A thick silence falls, as heavy as everything you just laid bare. You close your eyes, breath shaky, fighting the urge to take it all back. But Peter doesn’t leave you in the void. He moves. Slowly. He sits next to you on the couch, not saying anything at first. Just there. Within reach. Present. Solid. Then he speaks. His voice deeper than usual. Grounded.
— "You’re not a mistake, man."
You open your eyes, surprised by the strength in his tone. He looks at you. Steady. No pity. Just raw, honest certainty.
— "You just had to deal with assholes."
A laugh escapes you. Short. Cold. Almost a sob. You raise a hand to wipe your cheek, but another tear replaces it immediately.
— "You didn’t deserve that. You never did."
You nod, faintly. Not because you believe it. Not yet. But because some part of you wants to. A tiny spark buried under the ruins. The silence returns. Softer this time. You stare into space for a moment, then glance sideways at the other half of the couch. You take a deep breath. And your voice comes out, almost a whisper:
— "Can I sleep here?
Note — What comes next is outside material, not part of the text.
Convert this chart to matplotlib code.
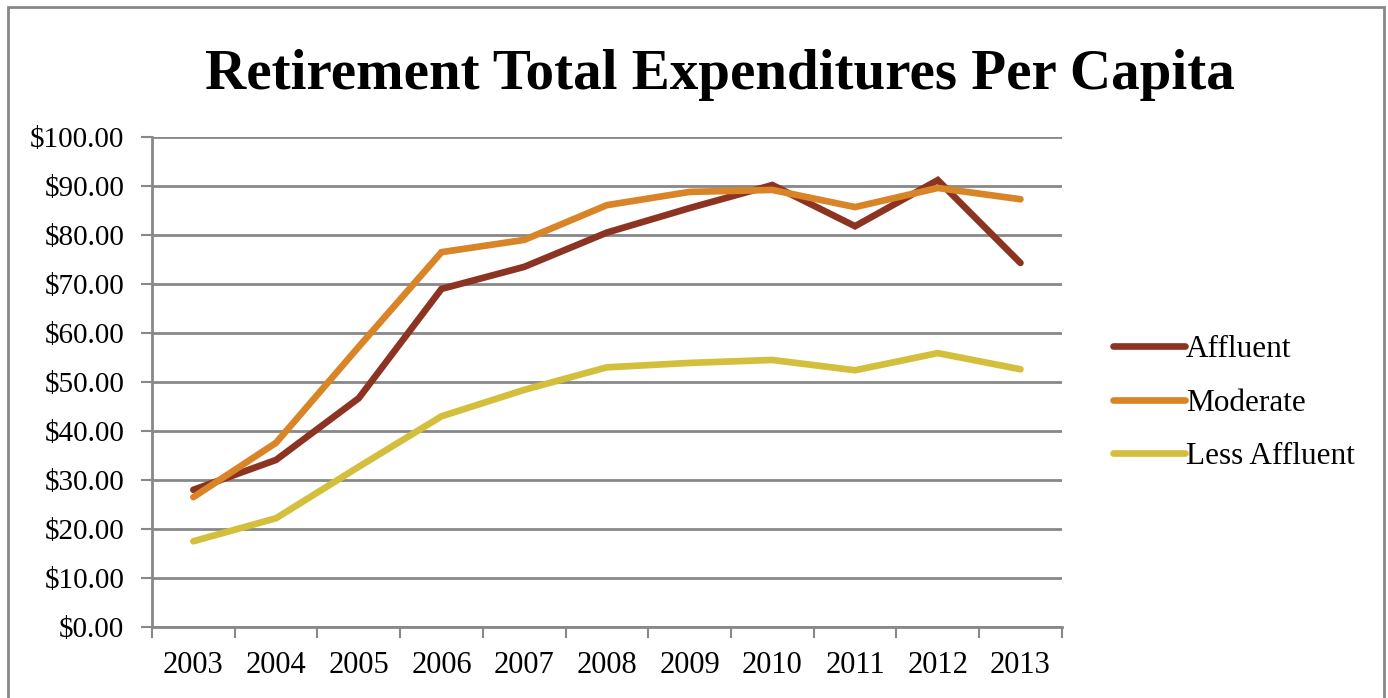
import matplotlib
matplotlib.use("Agg")
import matplotlib.pyplot as plt
from matplotlib.patches import Rectangle
from matplotlib.ticker import FuncFormatter, FixedLocator, NullFormatter

years = ["2003", "2004", "2005", "2006", "2007", "2008", "2009", "2010", "2011", "2012", "2013"]
affluent = [28.0, 34.1, 46.7, 69.0, 73.5, 80.5, 85.5, 90.2, 81.8, 91.2, 74.3]
moderate = [26.5, 37.6, 57.2, 76.5, 79.0, 86.1, 88.8, 89.2, 85.7, 89.6, 87.3]
less_affluent = [17.5, 22.2, 32.7, 43.0, 48.4, 53.0, 53.9, 54.5, 52.4, 55.9, 52.6]
series_names = ["Affluent", "Moderate", "Less Affluent"]
colors = ["#8C3322", "#DA8428", "#D4BF3C"]

plt.rcParams['font.family'] = ['Liberation Serif', 'DejaVu Serif']

fig = plt.figure(figsize=(13.88, 6.98), dpi=100)
fig.patch.set_facecolor("white")
fig.add_artist(Rectangle((0.006, -0.01), 0.991, 1.0, transform=fig.transFigure,
                         fill=False, edgecolor="#888888", linewidth=2))

ax = fig.add_axes([0.1095, 0.1017, 0.6555, 0.702])
x = list(range(len(years)))
for vals, name, c in zip([affluent, moderate, less_affluent], series_names, colors):
    ax.plot(x, vals, color=c, linewidth=4.8, solid_capstyle="round", solid_joinstyle="miter", label=name)

ax.set_xlim(-0.5, len(years) - 0.5)
ax.set_ylim(0, 100)
ax.set_yticks(range(0, 101, 10))
ax.yaxis.set_major_formatter(FuncFormatter(lambda v, p: f"${v:.2f}"))
ax.xaxis.set_major_locator(FixedLocator([i - 0.5 for i in range(len(years) + 1)]))
ax.xaxis.set_major_formatter(NullFormatter())
ax.xaxis.set_minor_locator(FixedLocator(x))
ax.set_xticklabels(years, minor=True)
ax.tick_params(axis="x", which="major", length=8, width=1.5, color="#888888", direction="out")
ax.tick_params(axis="x", which="minor", length=0, labelsize=22, pad=17)
ax.tick_params(axis="y", length=8, width=1.5, color="#888888", direction="out", labelsize=21, pad=12)
ax.grid(axis="y", color="#888888", linewidth=2)
ax.set_axisbelow(True)
for s in ["top", "right"]:
    ax.spines[s].set_visible(False)
for s in ["left", "bottom"]:
    ax.spines[s].set_color("#888888")
    ax.spines[s].set_linewidth(2)

fig.text(0.519, 0.893, "Retirement Total Expenditures Per Capita", ha="center", va="center",
         fontsize=41, fontweight="bold")

ax.legend(loc="center left", bbox_to_anchor=(1.025, 0.457), frameon=False, fontsize=22.5,
          handlelength=2.3, handletextpad=0.05, labelspacing=0.78)

fig.savefig("out.png", dpi=100)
On the couch, I mean."
Peter raises his eyebrows slightly, clearly surprised by the question.
— "Dude... you’ve got a busted cheekbone, you walked through the rain all night, and you want to sleep on my couch?"
You shrug weakly, eyes fixed on some imaginary point on the floor.
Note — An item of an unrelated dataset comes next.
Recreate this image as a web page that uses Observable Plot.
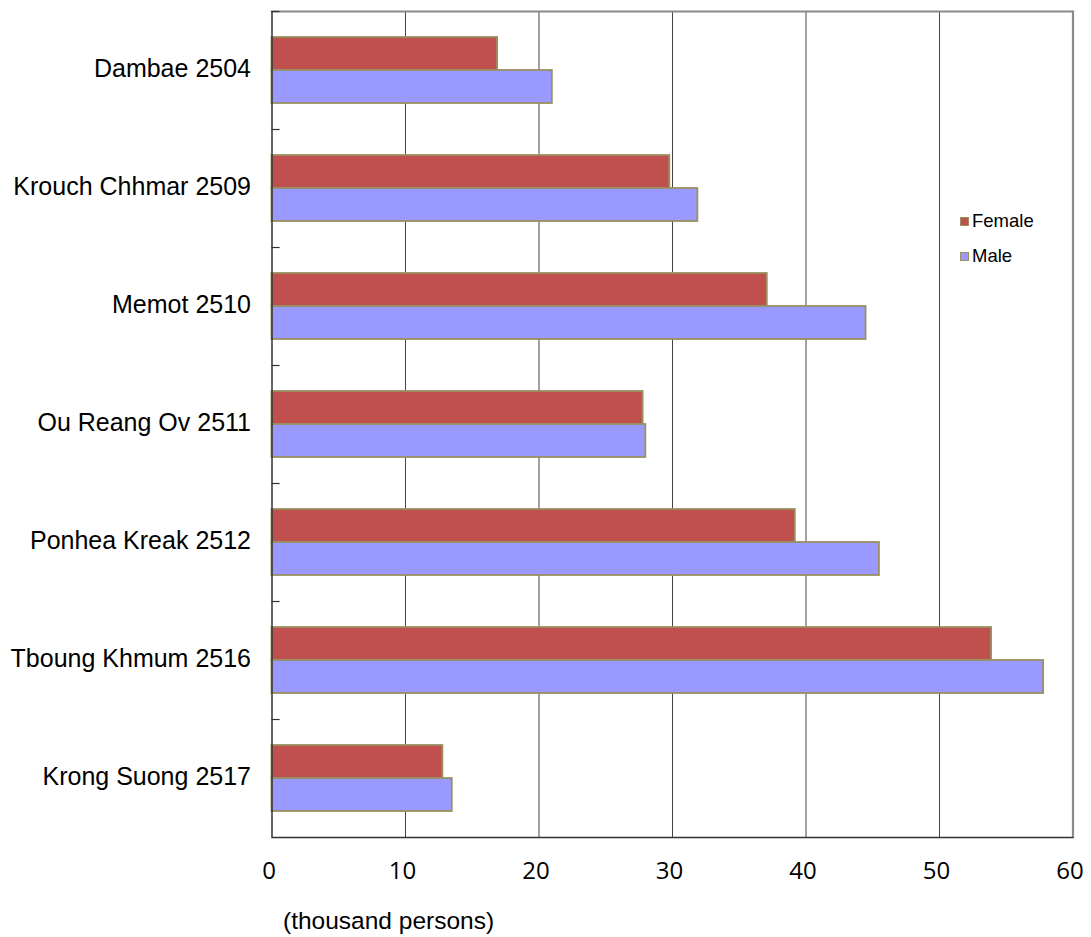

— "It’s your bed. I don’t want to... impose. I don’t want to take your space. It’d feel like I’m taking advantage."
He stares at you for a second, mouth slightly open as if ready to argue, then lets out a long sigh instead, tired but sincere.
— "Taking advantage of me..." He shakes his head, incredulous. "You really think I’m gonna let you crash on that wreck when I’ve got a bed?"
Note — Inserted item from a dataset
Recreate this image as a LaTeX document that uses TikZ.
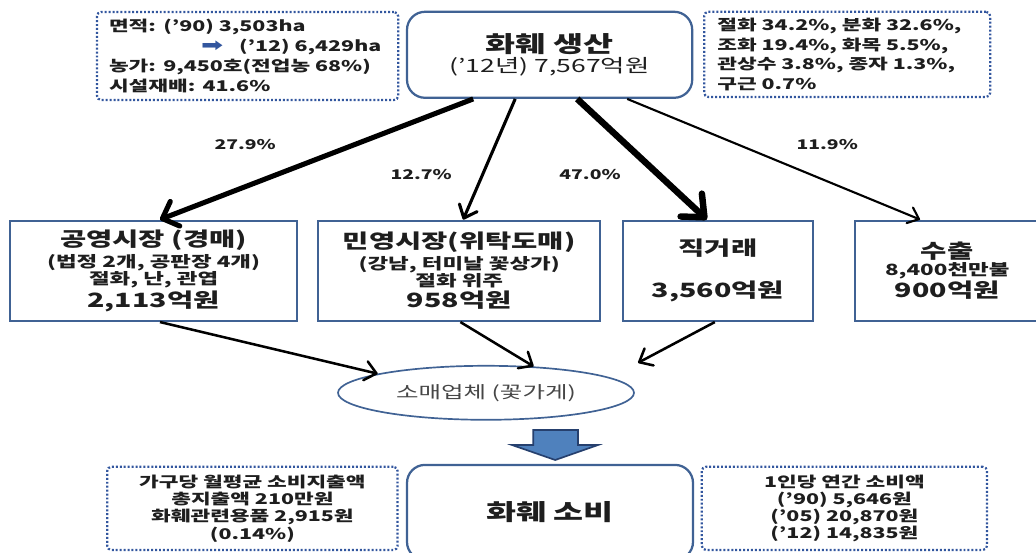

He pauses, groans softly, and finishes, more fond than annoyed:
— "Do what you want. But seriously... you’re a real idiot."
A faint smile touches your lips. The kind of fragile smile that never lasts long.
— "I know."
Without another word, Peter grabs a blanket from the hallway closet. He comes back, hands it to you without ceremony, but his gaze lingers on yours a second longer. When you take the fabric, the soft warmth of the wool in your fingers soothes you instantly. It’s a tiny detail, but enough to make the tension you’ve carried for so long start to crack.
— "Good night, man," he murmurs, turning toward his room.
— "Good night, Peter," you whisper, barely audible.
You settle slowly onto the couch, back protesting, muscles still tense, the damp fabric of your clothes clinging to your skin. You wrap yourself in the blanket, searching for a position that doesn’t hurt too much. The apartment is calm. Silent, but not empty. The distant sound of rain still drums against the windows, steady, almost comforting. You close your eyes. The whole world keeps spinning outside, but here, in this modest living room, there’s nothing left to fear for a few hours. For the first time in a long time, it’s not fear that fills your mind, or anger, or even shame. Just an immense fatigue. And, in the heart of this rain-soaked night, a faint hint of safety. You breathe in deeply. And you finally let your body surrender to sleep.